WES JONES
SOME CURRENT WORK
December 9 – January 30th, 2023
Jones Is known primarily as an architect, though he has also taught for most of his career and made art since even before everything else (his mom claims his first word was “pretty,” uttered while being shown flowers in the back yard). He grew up in Southern California but went to college back east, where he first trained as a soldier, and then as an architect, graduating with a professional degree from a fancy school out there and then going to work for the most famous New York architect not to win a Pritzker. After working on that architect’s break out building he moved to San Francisco to become design partner at a young office there, which went on to win a bunch of awards. He finally came back down to live and work in Los Angeles in the late ‘90s, where he’s been ever since.
He thinks of himself as a maker, and art as one venue for that activity.

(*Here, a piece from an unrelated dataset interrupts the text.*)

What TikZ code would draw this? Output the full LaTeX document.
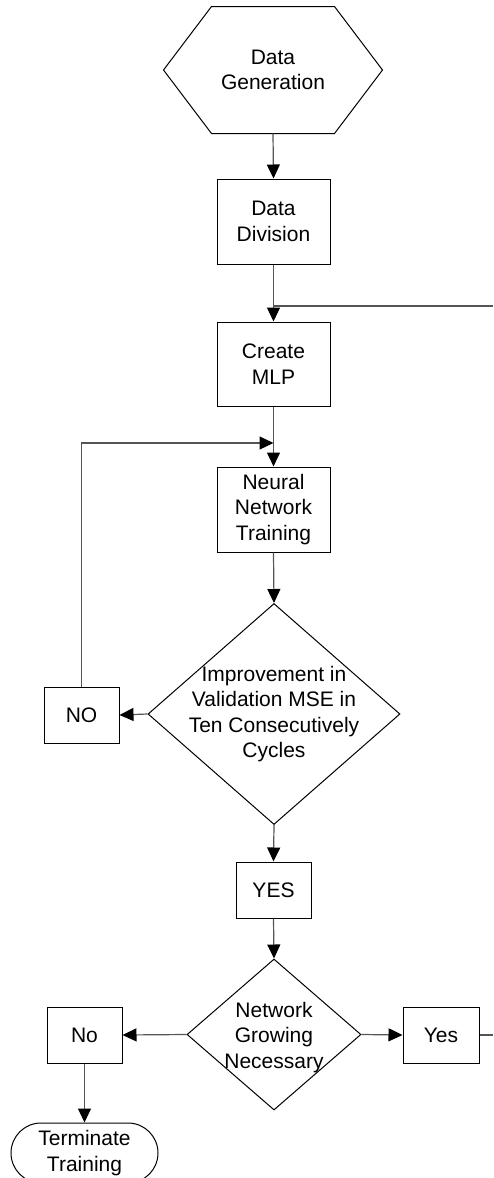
\documentclass[tikz,border=0pt]{standalone}
\usepackage{fontspec}
\setmainfont{Liberation Sans}
\usepackage{xcolor}
\definecolor{lineblack}{HTML}{000000}
\definecolor{conngray}{HTML}{555555}
\usepackage{tikz}
\usetikzlibrary{shapes.geometric, shapes.misc, arrows.meta, calc}
\tikzset{
  fbox/.style ={rectangle, draw=lineblack, line width=0.5pt, fill=white, align=center,
                inner sep=1pt, font=\fontsize{10.5}{12.8}\selectfont},
  fdec/.style ={diamond, draw=lineblack, line width=0.5pt, fill=white, inner sep=0pt},
  fdeclbl/.style={align=center, font=\fontsize{10.5}{12.8}\selectfont},
  fterm/.style={rounded rectangle, draw=lineblack, line width=0.5pt, fill=white, align=center,
                inner sep=1pt, font=\fontsize{10.5}{12.8}\selectfont, minimum width=75.5pt, minimum height=30pt},
  farr/.style ={-{Triangle[length=7pt, width=6.5pt, color=lineblack]}, line width=0.6pt, color=conngray},
  fline/.style={line width=0.6pt, color=conngray},
}
\begin{document}
\begin{tikzpicture}[x=0.5pt, y=-0.5pt]
  \useasboundingbox (0,0) rectangle (493,1178);
  % start: hexagon drawn from the node corners
  \node[fbox, draw=none, fill=none, minimum width=109pt, minimum height=63pt] (gen) at (273,70) {Data\\Generation};
  \draw[lineblack, line width=0.5pt] (gen.west) -- ($(gen.north west)+(48,0)$) -- ($(gen.north east)+(-48,0)$)
    -- (gen.east) -- ($(gen.south east)+(-48,0)$) -- ($(gen.south west)+(48,0)$) -- cycle;
  \node[fbox, minimum width=56.5pt, minimum height=42.5pt] (div) at (273.5,221.5) {Data\\Division};
  \node[fbox, minimum width=56.5pt, minimum height=42pt] (mlp) at (273.5,364) {Create\\MLP};
  \node[fbox, minimum width=56.5pt, minimum height=42.5pt] (train) at (273.5,509.5) {Neural\\Network\\Training};
  \node[fdec, minimum width=126pt, minimum height=110.5pt,
        label={[fdeclbl]center:Improvement in\\Validation MSE in\\Ten Consecutively\\Cycles}] (imp) at (274,714) {};
  \node[fbox, minimum width=37.5pt, minimum height=28pt] (no1) at (81.5,715) {NO};
  \node[fbox, minimum width=37.5pt, minimum height=28pt] (yes1) at (273.5,890) {YES};
  \node[fdec, minimum width=87pt, minimum height=75.5pt,
        label={[fdeclbl, yshift=-1.5pt]center:Network\\Growing\\Necessary}] (grow) at (274,1034.5) {};
  \node[fbox, minimum width=37.5pt, minimum height=28pt] (no2) at (84.5,1035) {No};
  \node[fbox, minimum width=38pt, minimum height=28pt] (yes2) at (441,1035) {Yes};
  \node[fterm] (term) at (84.5,1153) {Terminate\\Training};
  % free ends and bends
  \coordinate (back) at (493,306);
  \coordinate (out) at (493,1035);
  \coordinate (fb) at (273.5,443);
  % connectors
  \draw[farr] (gen.south) -- (div.north);
  \draw[farr] (div.south) -- (mlp.north);
  \draw[fline] (back) -- (div.south |- back);
  \draw[farr] (mlp.south) -- (train.north);
  \draw[farr] (no1.north) |- (fb);
  \draw[farr] (train.south) -- (imp.north);
  \draw[farr] (imp.west) -- (no1.east);
  \draw[farr] (imp.south) -- (yes1.north);
  \draw[farr] (yes1.south) -- (grow.north);
  \draw[farr] (grow.west) -- (no2.east);
  \draw[farr] (grow.east) -- (yes2.west);
  \draw[fline] (yes2.east) -- (out);
  \draw[farr] (no2.south) -- (term.north);
\end{tikzpicture}
\end{document}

So everything is fair game for his craft—not only buildings and art, but also furniture and other household objects as well as the accoutrements that adorn the buildings he designs, like sunshading mechanisms and jukebox storage devices. He once designed a spaceship for George Lucas while in residence as a Fellow at the American Academy in Rome. It looks a lot like some of those in Avatar thirty years later. Coincidence?
When Jones was a graduate architecture student back east he played a drinking game with a classmate who had been an art history major. It was called the art game. The game started with a shot and a sheet of paper on the wall; the two grad students would take turns making marks on the paper and taking shots. The game was a test of art references and counter references, with each mark recognizing the previous marks reference and then continuing it, reinforcing it, or cancelling it out to send the game off in a different direction. Between the alcohol and the visual contestation, the finished product never amounted to much—the decision of when it was done being itself an object of debate—but the process was hugely instructive to Jones with regards to the legibility of art. That there might be rules beyond verisimilitude, or that these rules could define a field of legible play, was something that has since guided both his art practice and architecture to this day.
This approach led naturally to his focus on mixed media in collage. The first step in this evolution occurred when he was returning to the states from his year in Rome, after luxuriating in the workspace assigned to him at the American Academy (larger by far than his entire apartment in NYC). In Rome he had celebrated the vastness by painting very large pieces with very large brushes on very large rolls of Fabriano paper. Since there was no way to fit any of these on the airplane, he cut them all up into 24x36 bits, thinking each could be a piece in itself. When he got back and unpacked them he realized they were much cooler recombined together, in unforeseen ways. These pieces became the sourdough starter that continues to seed his work today as he recycles these now forty year old bits from Rome into his work at all scales.